- DIRECTIONS FOR THIS TASK -
Nothing after the line with "fiach_hist = [57.5, 58.6, 55.9]" belongs in the copy; extract the lines below from the top through that line, pictures left out.
►
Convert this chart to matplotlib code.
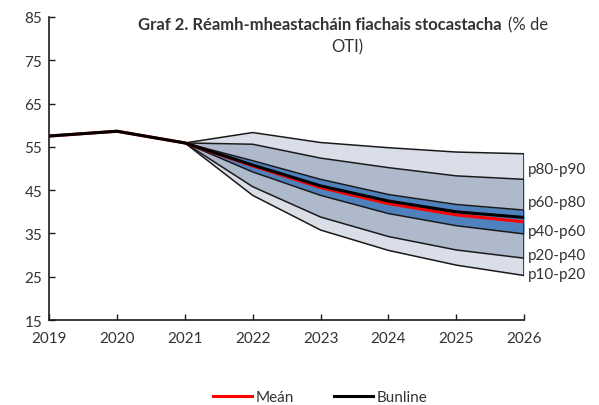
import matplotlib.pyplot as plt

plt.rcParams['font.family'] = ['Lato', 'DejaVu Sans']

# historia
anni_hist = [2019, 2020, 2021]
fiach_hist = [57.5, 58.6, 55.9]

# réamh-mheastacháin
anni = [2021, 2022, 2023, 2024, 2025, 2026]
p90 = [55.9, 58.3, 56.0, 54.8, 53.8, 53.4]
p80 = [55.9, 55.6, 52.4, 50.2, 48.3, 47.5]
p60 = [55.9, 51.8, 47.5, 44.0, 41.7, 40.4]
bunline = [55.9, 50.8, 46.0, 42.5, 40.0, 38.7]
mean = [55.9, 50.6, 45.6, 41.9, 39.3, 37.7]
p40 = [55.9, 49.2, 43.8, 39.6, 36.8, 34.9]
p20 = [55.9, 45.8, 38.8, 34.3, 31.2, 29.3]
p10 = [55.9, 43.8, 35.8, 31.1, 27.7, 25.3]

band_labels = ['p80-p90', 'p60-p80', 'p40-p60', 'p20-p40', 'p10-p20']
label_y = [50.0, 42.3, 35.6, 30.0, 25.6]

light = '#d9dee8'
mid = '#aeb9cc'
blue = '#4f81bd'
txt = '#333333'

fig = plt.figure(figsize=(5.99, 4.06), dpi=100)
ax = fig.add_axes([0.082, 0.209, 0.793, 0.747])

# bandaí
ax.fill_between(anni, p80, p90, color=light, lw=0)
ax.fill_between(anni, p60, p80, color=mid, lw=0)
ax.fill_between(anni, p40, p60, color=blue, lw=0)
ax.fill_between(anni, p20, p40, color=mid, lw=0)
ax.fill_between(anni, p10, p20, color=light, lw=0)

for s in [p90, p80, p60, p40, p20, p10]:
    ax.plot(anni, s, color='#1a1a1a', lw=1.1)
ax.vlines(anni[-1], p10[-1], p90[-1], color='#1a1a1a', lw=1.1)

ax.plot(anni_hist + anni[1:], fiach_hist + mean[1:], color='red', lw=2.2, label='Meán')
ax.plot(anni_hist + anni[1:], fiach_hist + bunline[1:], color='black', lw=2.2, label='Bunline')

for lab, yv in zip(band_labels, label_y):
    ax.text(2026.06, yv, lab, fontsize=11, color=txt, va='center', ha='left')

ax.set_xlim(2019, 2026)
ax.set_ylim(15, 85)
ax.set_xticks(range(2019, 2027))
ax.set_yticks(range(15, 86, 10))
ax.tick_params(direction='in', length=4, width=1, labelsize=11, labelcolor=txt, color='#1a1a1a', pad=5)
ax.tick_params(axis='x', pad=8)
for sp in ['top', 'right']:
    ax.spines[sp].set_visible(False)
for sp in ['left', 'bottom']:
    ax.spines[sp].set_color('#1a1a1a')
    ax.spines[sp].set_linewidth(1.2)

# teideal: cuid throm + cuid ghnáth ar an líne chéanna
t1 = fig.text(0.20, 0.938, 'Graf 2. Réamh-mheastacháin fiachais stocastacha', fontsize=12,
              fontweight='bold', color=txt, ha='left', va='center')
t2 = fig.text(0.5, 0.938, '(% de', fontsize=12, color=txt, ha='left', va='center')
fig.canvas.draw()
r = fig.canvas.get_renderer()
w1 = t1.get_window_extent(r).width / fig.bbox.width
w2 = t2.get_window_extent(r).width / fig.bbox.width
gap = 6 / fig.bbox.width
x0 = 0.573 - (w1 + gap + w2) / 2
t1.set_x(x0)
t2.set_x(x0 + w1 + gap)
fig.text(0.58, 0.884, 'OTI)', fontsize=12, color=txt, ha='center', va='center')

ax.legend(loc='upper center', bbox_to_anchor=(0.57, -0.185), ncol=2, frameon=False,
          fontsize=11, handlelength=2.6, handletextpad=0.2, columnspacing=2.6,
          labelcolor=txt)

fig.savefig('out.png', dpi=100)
◄
- FINISHED ANSWER -
Convert this chart to matplotlib code.
import matplotlib.pyplot as plt

plt.rcParams['font.family'] = ['Lato', 'DejaVu Sans']

# historia
anni_hist = [2019, 2020, 2021]
fiach_hist = [57.5, 58.6, 55.9]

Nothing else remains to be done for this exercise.